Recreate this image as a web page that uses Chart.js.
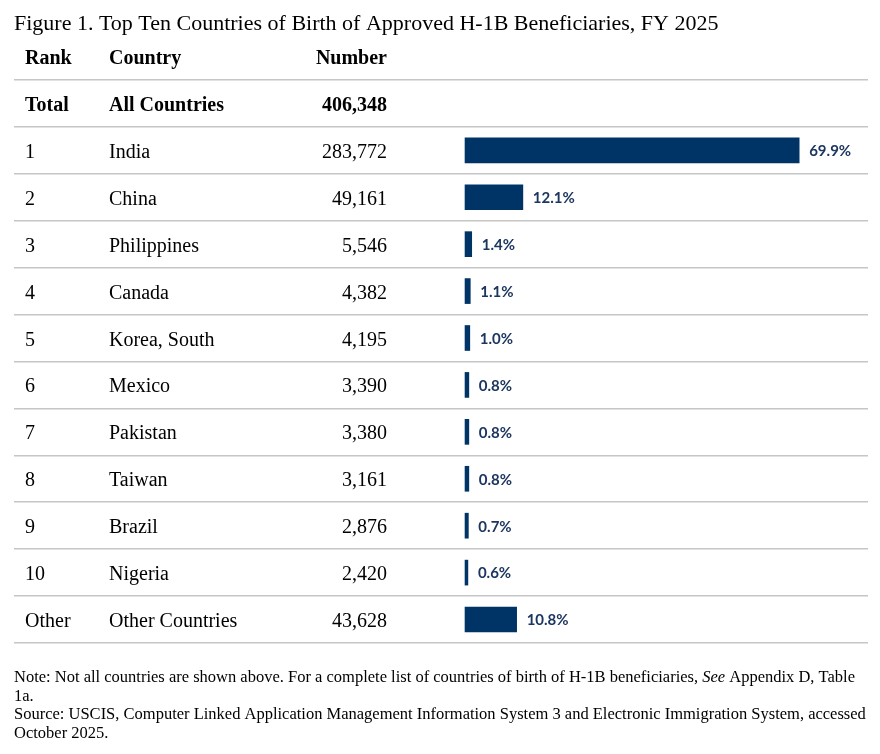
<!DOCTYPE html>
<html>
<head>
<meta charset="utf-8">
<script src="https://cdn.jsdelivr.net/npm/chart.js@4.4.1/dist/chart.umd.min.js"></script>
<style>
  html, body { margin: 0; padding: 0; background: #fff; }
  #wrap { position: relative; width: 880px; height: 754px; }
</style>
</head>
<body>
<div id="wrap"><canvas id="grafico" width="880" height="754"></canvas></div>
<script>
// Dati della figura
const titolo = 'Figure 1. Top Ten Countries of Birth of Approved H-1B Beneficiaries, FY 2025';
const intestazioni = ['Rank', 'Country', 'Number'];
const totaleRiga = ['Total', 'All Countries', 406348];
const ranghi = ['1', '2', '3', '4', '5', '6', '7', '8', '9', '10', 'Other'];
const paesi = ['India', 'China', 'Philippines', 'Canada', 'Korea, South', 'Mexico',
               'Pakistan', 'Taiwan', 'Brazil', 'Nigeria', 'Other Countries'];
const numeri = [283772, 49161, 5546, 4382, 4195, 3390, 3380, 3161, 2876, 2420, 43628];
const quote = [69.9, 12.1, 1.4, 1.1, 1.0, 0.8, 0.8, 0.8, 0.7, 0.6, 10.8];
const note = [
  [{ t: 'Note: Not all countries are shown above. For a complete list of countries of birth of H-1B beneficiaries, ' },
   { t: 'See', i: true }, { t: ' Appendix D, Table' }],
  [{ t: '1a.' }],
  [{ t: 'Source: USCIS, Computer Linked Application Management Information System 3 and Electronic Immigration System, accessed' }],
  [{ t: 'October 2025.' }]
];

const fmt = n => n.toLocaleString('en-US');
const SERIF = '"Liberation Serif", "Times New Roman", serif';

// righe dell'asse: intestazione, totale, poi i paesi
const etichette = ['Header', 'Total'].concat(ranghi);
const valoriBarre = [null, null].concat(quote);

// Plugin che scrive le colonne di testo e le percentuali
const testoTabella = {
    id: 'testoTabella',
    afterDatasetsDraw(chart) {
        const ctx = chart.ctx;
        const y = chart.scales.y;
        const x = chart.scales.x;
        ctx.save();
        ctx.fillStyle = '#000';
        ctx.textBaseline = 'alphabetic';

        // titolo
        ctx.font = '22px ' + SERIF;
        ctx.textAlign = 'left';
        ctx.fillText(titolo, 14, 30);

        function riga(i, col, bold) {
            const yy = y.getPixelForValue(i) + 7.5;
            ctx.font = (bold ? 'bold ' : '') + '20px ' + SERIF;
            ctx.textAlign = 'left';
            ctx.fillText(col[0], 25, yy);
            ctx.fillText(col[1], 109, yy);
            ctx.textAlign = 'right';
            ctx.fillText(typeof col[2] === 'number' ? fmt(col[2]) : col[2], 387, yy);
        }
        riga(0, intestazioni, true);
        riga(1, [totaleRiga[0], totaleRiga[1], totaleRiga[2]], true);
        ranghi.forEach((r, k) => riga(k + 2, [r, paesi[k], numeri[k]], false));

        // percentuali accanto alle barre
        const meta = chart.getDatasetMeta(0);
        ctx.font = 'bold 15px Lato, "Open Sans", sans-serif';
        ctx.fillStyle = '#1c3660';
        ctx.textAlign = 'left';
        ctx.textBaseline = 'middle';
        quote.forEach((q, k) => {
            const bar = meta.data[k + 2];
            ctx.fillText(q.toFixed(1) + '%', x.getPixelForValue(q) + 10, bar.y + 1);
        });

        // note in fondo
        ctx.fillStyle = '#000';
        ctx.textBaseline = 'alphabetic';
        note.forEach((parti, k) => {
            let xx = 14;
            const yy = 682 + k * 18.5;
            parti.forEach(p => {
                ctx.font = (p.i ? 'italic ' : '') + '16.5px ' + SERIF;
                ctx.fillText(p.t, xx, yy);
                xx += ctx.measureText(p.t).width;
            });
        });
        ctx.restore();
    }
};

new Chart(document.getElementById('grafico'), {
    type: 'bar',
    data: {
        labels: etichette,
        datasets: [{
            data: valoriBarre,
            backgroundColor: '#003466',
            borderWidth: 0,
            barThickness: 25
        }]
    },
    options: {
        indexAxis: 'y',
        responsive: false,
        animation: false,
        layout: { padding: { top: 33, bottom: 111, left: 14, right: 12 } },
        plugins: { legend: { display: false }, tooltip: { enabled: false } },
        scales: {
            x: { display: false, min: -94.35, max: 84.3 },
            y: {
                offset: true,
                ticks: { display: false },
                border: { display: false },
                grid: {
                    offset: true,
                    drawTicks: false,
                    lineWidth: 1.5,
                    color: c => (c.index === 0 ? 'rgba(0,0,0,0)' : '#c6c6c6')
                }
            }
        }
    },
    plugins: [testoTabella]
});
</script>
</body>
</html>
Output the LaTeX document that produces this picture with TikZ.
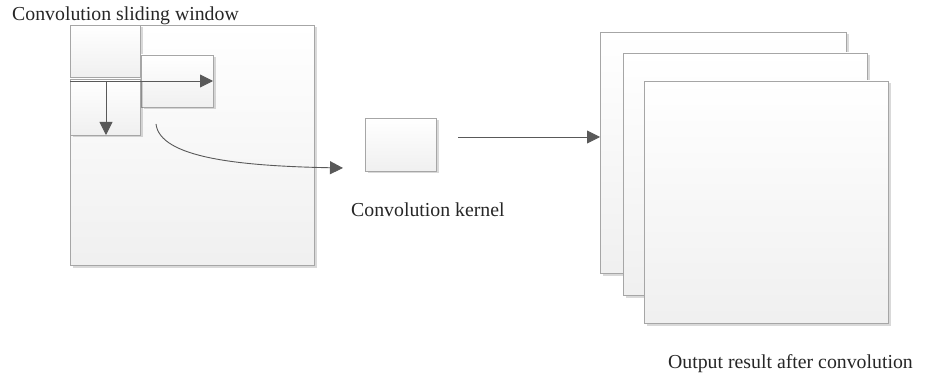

◇ ◇ ◇

• _Exercise goal_: Omit all pictures while transcribing the entries verbatim.

• _Correct answer_:
Recreate this image as a web page that uses Chart.js.
<!DOCTYPE html>
<html>
<head>
<meta charset="utf-8">
<script src="https://cdn.jsdelivr.net/npm/chart.js@4.4.1/dist/chart.umd.min.js"></script>
<style>
  html, body { margin: 0; padding: 0; background: #fff; }
  #wrap { position: relative; width: 880px; height: 754px; }
</style>
</head>
<body>
<div id="wrap"><canvas id="grafico" width="880" height="754"></canvas></div>
<script>
// Dati della figura
const titolo = 'Figure 1. Top Ten Countries of Birth of Approved H-1B Beneficiaries, FY 2025';
const intestazioni = ['Rank', 'Country', 'Number'];
const totaleRiga = ['Total', 'All Countries', 406348];
const ranghi = ['1', '2', '3', '4', '5', '6', '7', '8', '9', '10', 'Other'];
const paesi = ['India', 'China', 'Philippines', 'Canada', 'Korea, South', 'Mexico',
               'Pakistan', 'Taiwan', 'Brazil', 'Nigeria', 'Other Countries'];
const numeri = [283772, 49161, 5546, 4382, 4195, 3390, 3380, 3161, 2876, 2420, 43628];
const quote = [69.9, 12.1, 1.4, 1.1, 1.0, 0.8, 0.8, 0.8, 0.7, 0.6, 10.8];
const note = [
  [{ t: 'Note: Not all countries are shown above. For a complete list of countries of birth of H-1B beneficiaries, ' },
   { t: 'See', i: true }, { t: ' Appendix D, Table' }],
  [{ t: '1a.' }],
  [{ t: 'Source: USCIS, Computer Linked Application Management Information System 3 and Electronic Immigration System, accessed' }],
  [{ t: 'October 2025.' }]
];

const fmt = n => n.toLocaleString('en-US');
const SERIF = '"Liberation Serif", "Times New Roman", serif';

// righe dell'asse: intestazione, totale, poi i paesi
const etichette = ['Header', 'Total'].concat(ranghi);
const valoriBarre = [null, null].concat(quote);

// Plugin che scrive le colonne di testo e le percentuali
const testoTabella = {
    id: 'testoTabella',
    afterDatasetsDraw(chart) {
        const ctx = chart.ctx;
        const y = chart.scales.y;
        const x = chart.scales.x;
        ctx.save();
        ctx.fillStyle = '#000';
        ctx.textBaseline = 'alphabetic';

        // titolo
        ctx.font = '22px ' + SERIF;
        ctx.textAlign = 'left';
        ctx.fillText(titolo, 14, 30);

        function riga(i, col, bold) {
            const yy = y.getPixelForValue(i) + 7.5;
            ctx.font = (bold ? 'bold ' : '') + '20px ' + SERIF;
            ctx.textAlign = 'left';
            ctx.fillText(col[0], 25, yy);
            ctx.fillText(col[1], 109, yy);
            ctx.textAlign = 'right';
            ctx.fillText(typeof col[2] === 'number' ? fmt(col[2]) : col[2], 387, yy);
        }
        riga(0, intestazioni, true);
        riga(1, [totaleRiga[0], totaleRiga[1], totaleRiga[2]], true);
        ranghi.forEach((r, k) => riga(k + 2, [r, paesi[k], numeri[k]], false));

        // percentuali accanto alle barre
        const meta = chart.getDatasetMeta(0);
        ctx.font = 'bold 15px Lato, "Open Sans", sans-serif';
        ctx.fillStyle = '#1c3660';
        ctx.textAlign = 'left';
        ctx.textBaseline = 'middle';
        quote.forEach((q, k) => {
            const bar = meta.data[k + 2];
            ctx.fillText(q.toFixed(1) + '%', x.getPixelForValue(q) + 10, bar.y + 1);
        });

        // note in fondo
        ctx.fillStyle = '#000';
        ctx.textBaseline = 'alphabetic';
        note.forEach((parti, k) => {
            let xx = 14;
            const yy = 682 + k * 18.5;
            parti.forEach(p => {
                ctx.font = (p.i ? 'italic ' : '') + '16.5px ' + SERIF;
                ctx.fillText(p.t, xx, yy);
                xx += ctx.measureText(p.t).width;
            });
        });
        ctx.restore();
    }
};

new Chart(document.getElementById('grafico'), {
    type: 'bar',
    data: {
        labels: etichette,
        datasets: [{
            data: valoriBarre,
            backgroundColor: '#003466',
            borderWidth: 0,
            barThickness: 25
        }]
    },
    options: {
        indexAxis: 'y',
        responsive: false,
        animation: false,
        layout: { padding: { top: 33, bottom: 111, left: 14, right: 12 } },
        plugins: { legend: { display: false }, tooltip: { enabled: false } },
        scales: {
            x: { display: false, min: -94.35, max: 84.3 },
            y: {
                offset: true,
                ticks: { display: false },
                border: { display: false },
                grid: {
                    offset: true,
                    drawTicks: false,
                    lineWidth: 1.5,
                    color: c => (c.index === 0 ? 'rgba(0,0,0,0)' : '#c6c6c6')
                }
            }
        }
    },
    plugins: [testoTabella]
});
</script>
</body>
</html>
Output the LaTeX document that produces this picture with TikZ.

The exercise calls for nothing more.